Mr Walsh said community attitudes had changed since Rio signed the deal with the West Australian government in 1971.
“When the original agreement was struck in the early 1970s, people had a different view of the environment, people had a different view of heritage,” he said.
“We need to move with the times — and that’s exactly what we’re doing.”
Premier Colin Barnett described Mr Walsh’s initiative in handing back the bauxite reserves as one of the most significant conservation measures for decades.
“That was an extremely generous act by Rio Tinto — putting the interests of conservation ahead of their interests in their ownership of that mineral deposit,” he said.
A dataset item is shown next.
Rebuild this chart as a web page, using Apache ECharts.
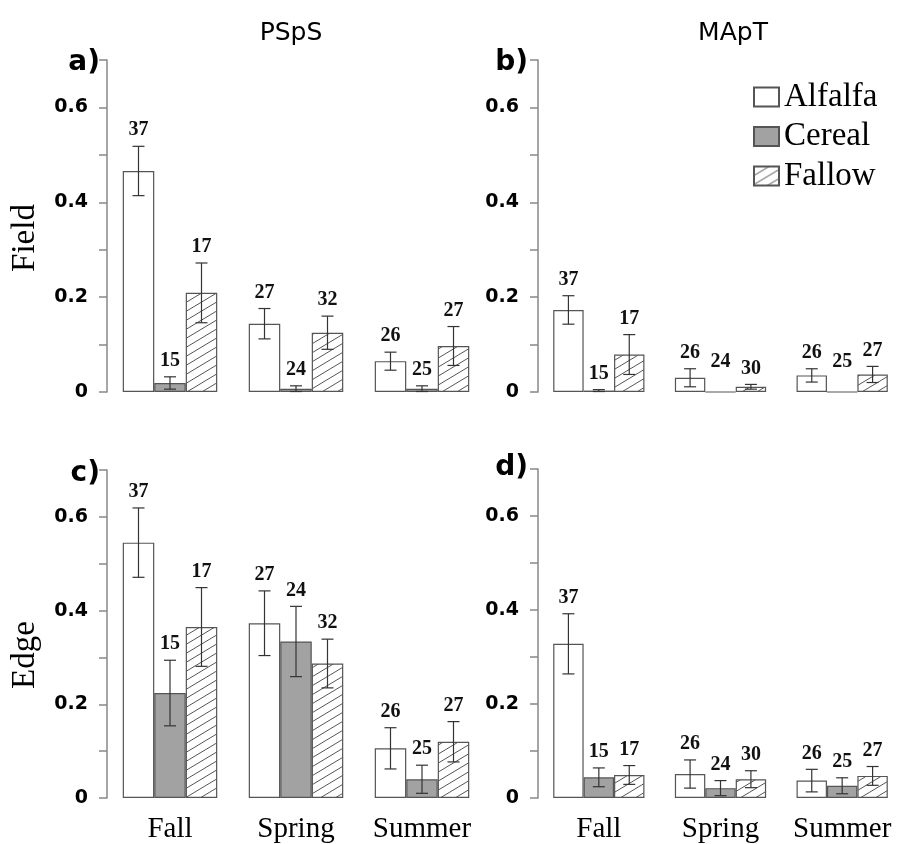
<!DOCTYPE html>
<html>
<head>
<meta charset="utf-8">
<script src="https://cdn.jsdelivr.net/npm/echarts@6/dist/echarts.min.js"></script>
<style>
html,body{margin:0;padding:0;background:#fff;}
#chart{width:903px;height:844px;}
</style>
</head>
<body>
<div id="chart"></div>
<script>
// ---------- data ----------
const seasons = ['Fall', 'Spring', 'Summer'];
const crops = ['Alfalfa', 'Cereal', 'Fallow'];
const panelTitles = ['PSpS', 'MApT'];
const rowNames = ['Field', 'Edge'];
const panelLetters = ['a)', 'b)', 'c)', 'd)'];
const yTickLabels = ['0', '0.2', '0.4', '0.6'];

// a) PSpS - Field
const aAlfalfa = [0.466, 0.144, 0.065];
const aAlfalfaSE = [0.052, 0.032, 0.019];
const aCereal = [0.019, 0.007, 0.007];
const aCerealSE = [0.013, 0.006, 0.006];
const aFallow = [0.209, 0.125, 0.097];
const aFallowSE = [0.063, 0.035, 0.041];
const aN = [[37, 27, 26], [15, 24, 25], [17, 32, 27]];

// b) MApT - Field
const bAlfalfa = [0.173, 0.030, 0.035];
const bAlfalfaSE = [0.030, 0.019, 0.014];
const bCereal = [0.003, 0, 0];
const bCerealSE = [0.002, 0, 0];
const bFallow = [0.079, 0.011, 0.037];
const bFallowSE = [0.042, 0.005, 0.017];
const bN = [[37, 26, 26], [15, 24, 25], [17, 30, 27]];

// c) PSpS - Edge
const cAlfalfa = [0.545, 0.373, 0.106];
const cAlfalfaSE = [0.074, 0.069, 0.044];
const cCereal = [0.224, 0.334, 0.040];
const cCerealSE = [0.070, 0.075, 0.030];
const cFallow = [0.365, 0.287, 0.120];
const cFallowSE = [0.084, 0.052, 0.043];
const cN = [[37, 27, 26], [15, 24, 25], [17, 32, 27]];

// d) MApT - Edge
const dAlfalfa = [0.328, 0.051, 0.037];
const dAlfalfaSE = [0.064, 0.030, 0.024];
const dCereal = [0.044, 0.021, 0.026];
const dCerealSE = [0.020, 0.016, 0.017];
const dFallow = [0.049, 0.040, 0.047];
const dFallowSE = [0.020, 0.018, 0.020];
const dN = [[37, 26, 26], [15, 24, 25], [17, 30, 27]];

// ---------- build ----------
const panels = [
  {means: [aAlfalfa, aCereal, aFallow], se: [aAlfalfaSE, aCerealSE, aFallowSE], n: aN},
  {means: [bAlfalfa, bCereal, bFallow], se: [bAlfalfaSE, bCerealSE, bFallowSE], n: bN},
  {means: [cAlfalfa, cCereal, cFallow], se: [cAlfalfaSE, cCerealSE, cFallowSE], n: cN},
  {means: [dAlfalfa, dCereal, dFallow], se: [dAlfalfaSE, dCerealSE, dFallowSE], n: dN}
];

// hatch pattern
const hatch = document.createElement('canvas');
const HW = 15, HH = 9;
hatch.width = HW; hatch.height = HH;
(function () {
  const ctx = hatch.getContext('2d');
  ctx.fillStyle = '#fff';
  ctx.fillRect(0, 0, HW, HH);
  ctx.strokeStyle = '#555';
  ctx.lineWidth = 1;
  [[0, HH, HW, 0], [-HW, HH, 0, 0], [HW, HH, 2 * HW, 0], [0, 2 * HH, HW, HH], [0, 0, HW, -HH]].forEach(function (l) {
    ctx.beginPath(); ctx.moveTo(l[0], l[1]); ctx.lineTo(l[2], l[3]); ctx.stroke();
  });
})();

const fills = ['#ffffff', '#a2a2a2', {image: hatch, repeat: 'repeat'}];

const grids = [
  {left: 107, top: 60, width: 378, height: 332},
  {left: 538, top: 60, width: 378, height: 332},
  {left: 107, top: 470, width: 378, height: 331},
  {left: 538, top: 469, width: 378, height: 331}
];

const xAxes = grids.map(function (g, i) {
  return {
    type: 'category', gridIndex: i, data: seasons,
    axisLine: {show: false}, axisTick: {show: false},
    axisLabel: {show: i >= 2, interval: 0, hideOverlap: false, margin: 17, color: '#000', fontFamily: '"Liberation Serif", serif', fontSize: 29}
  };
});

const yAxes = grids.map(function (g, i) {
  return {
    type: 'value', gridIndex: i, min: 0, max: 0.7, interval: 0.1,
    splitLine: {show: false},
    axisLine: {show: true, lineStyle: {color: '#888', width: 1.5}},
    axisTick: {show: true, length: 8, lineStyle: {color: '#888', width: 1.5}},
    axisLabel: {
      margin: 19, color: '#000', fontFamily: '"DejaVu Sans", sans-serif', fontWeight: 'bold', fontSize: 19,
      formatter: function (v) {
        const s = String(Math.round(v * 10) / 10);
        return yTickLabels.indexOf(s) >= 0 ? s : '';
      }
    }
  };
});

const series = [];
panels.forEach(function (p, gi) {
  crops.forEach(function (c, k) {
    series.push({
      type: 'bar', name: c, xAxisIndex: gi, yAxisIndex: gi,
      barGap: '0%', barCategoryGap: '25%',
      data: p.means[k],
      itemStyle: {color: fills[k], borderColor: '#555', borderWidth: 1.2},
      emphasis: {disabled: true}, silent: true
    });
  });
  const errData = [];
  crops.forEach(function (c, k) {
    seasons.forEach(function (s, j) {
      errData.push([j, k, p.means[k][j], p.se[k][j], p.n[k][j]]);
    });
  });
  series.push({
    type: 'custom', xAxisIndex: gi, yAxisIndex: gi, z: 10, silent: true,
    encode: {x: 0, y: 2},
    data: errData,
    renderItem: function (params, api) {
      const cat = api.value(0), k = api.value(1), v = api.value(2), se = api.value(3), n = api.value(4);
      const band = api.size([1, 0])[0];
      const bw = band * 0.75 / 3;
      const cx = api.coord([cat, 0])[0] + (k - 1) * bw;
      const yTop = api.coord([cat, v + se])[1];
      const yBot = api.coord([cat, Math.max(v - se, 0)])[1];
      const ls = {stroke: '#333', lineWidth: 1.2};
      const children = [];
      if (se > 0) {
        children.push({type: 'line', shape: {x1: cx, y1: yTop, x2: cx, y2: yBot}, style: ls});
        children.push({type: 'line', shape: {x1: cx - 6, y1: yTop, x2: cx + 6, y2: yTop}, style: ls});
        children.push({type: 'line', shape: {x1: cx - 6, y1: yBot, x2: cx + 6, y2: yBot}, style: ls});
      }
      const labelY = se > 0 ? yTop - 6 : api.coord([cat, v])[1] - 20;
      children.push({
        type: 'text', x: cx, y: labelY,
        style: {text: String(n), textAlign: 'center', textVerticalAlign: 'bottom',
          font: 'bold 20px "Liberation Serif", serif', fill: '#111'}
      });
      return {type: 'group', children: children};
    }
  });
});

const legends = crops.map(function (c, k) {
  return {
    data: [{name: c, icon: 'rect'}], left: 753, top: [80, 119.5, 159][k], padding: 0,
    itemWidth: 25, itemHeight: 19, selectedMode: false,
    textStyle: {color: '#000', fontFamily: '"Liberation Serif", serif', fontSize: 33, lineHeight: 34}
  };
});

const graphics = [];
panelTitles.forEach(function (t, i) {
  graphics.push({type: 'text', x: [291, 733][i], y: 33,
    style: {text: t, textAlign: 'center', textVerticalAlign: 'middle', font: '25px "DejaVu Sans", sans-serif', fill: '#000'}});
});
rowNames.forEach(function (t, i) {
  graphics.push({type: 'text', x: 25, y: [238, 655][i], rotation: Math.PI / 2,
    style: {text: t, textAlign: 'center', textVerticalAlign: 'middle', font: '33px "Liberation Serif", serif', fill: '#000'}});
});
panelLetters.forEach(function (t, i) {
  graphics.push({type: 'text', x: [100, 528, 100, 528][i], y: [63, 63, 474, 468][i],
    style: {text: t, textAlign: 'right', textVerticalAlign: 'middle', font: 'bold 28px "DejaVu Sans", sans-serif', fill: '#000'}});
});

const chart = echarts.init(document.getElementById('chart'), null, {renderer: 'canvas'});
chart.setOption({
  animation: false,
  backgroundColor: '#fff',
  grid: grids,
  xAxis: xAxes,
  yAxis: yAxes,
  legend: legends,
  series: series,
  graphic: graphics
});
</script>
</body>
</html>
Mr Barnett said mining would never take place on the Mitchell Plateau because the 175,000ha of land being relinquished would be included in the new Kimberley National Park.
The new park would become Australia’s biggest, encompassing the existing Prince Regent, Mitchell River and Lawley River national parks.
Pew Charitable Trusts, an environmental group, said Rio’s decision would set the Kimberley on a path to becoming a global conservation icon.
“The Mitchell Plateau is one of the last few places on Earth where native wildlife remains the same as it has for almost 50,000 years,” said Pew director Barry Traill.
“Some places are too important to mine, and thankfully Rio Tinto agrees.”
Legislation to terminate the Alumina Refinery (Mitchell Plateau) State Agreement Act will be introduced soon.
The government will work with traditional owners in the area to create and jointly manage the new national park, which will offer work opportunities for Aboriginal communities.
Indigenous groups are believed to support the move to terminate the Mitchell Plateau mining agreement, but they could not be reached yesterday.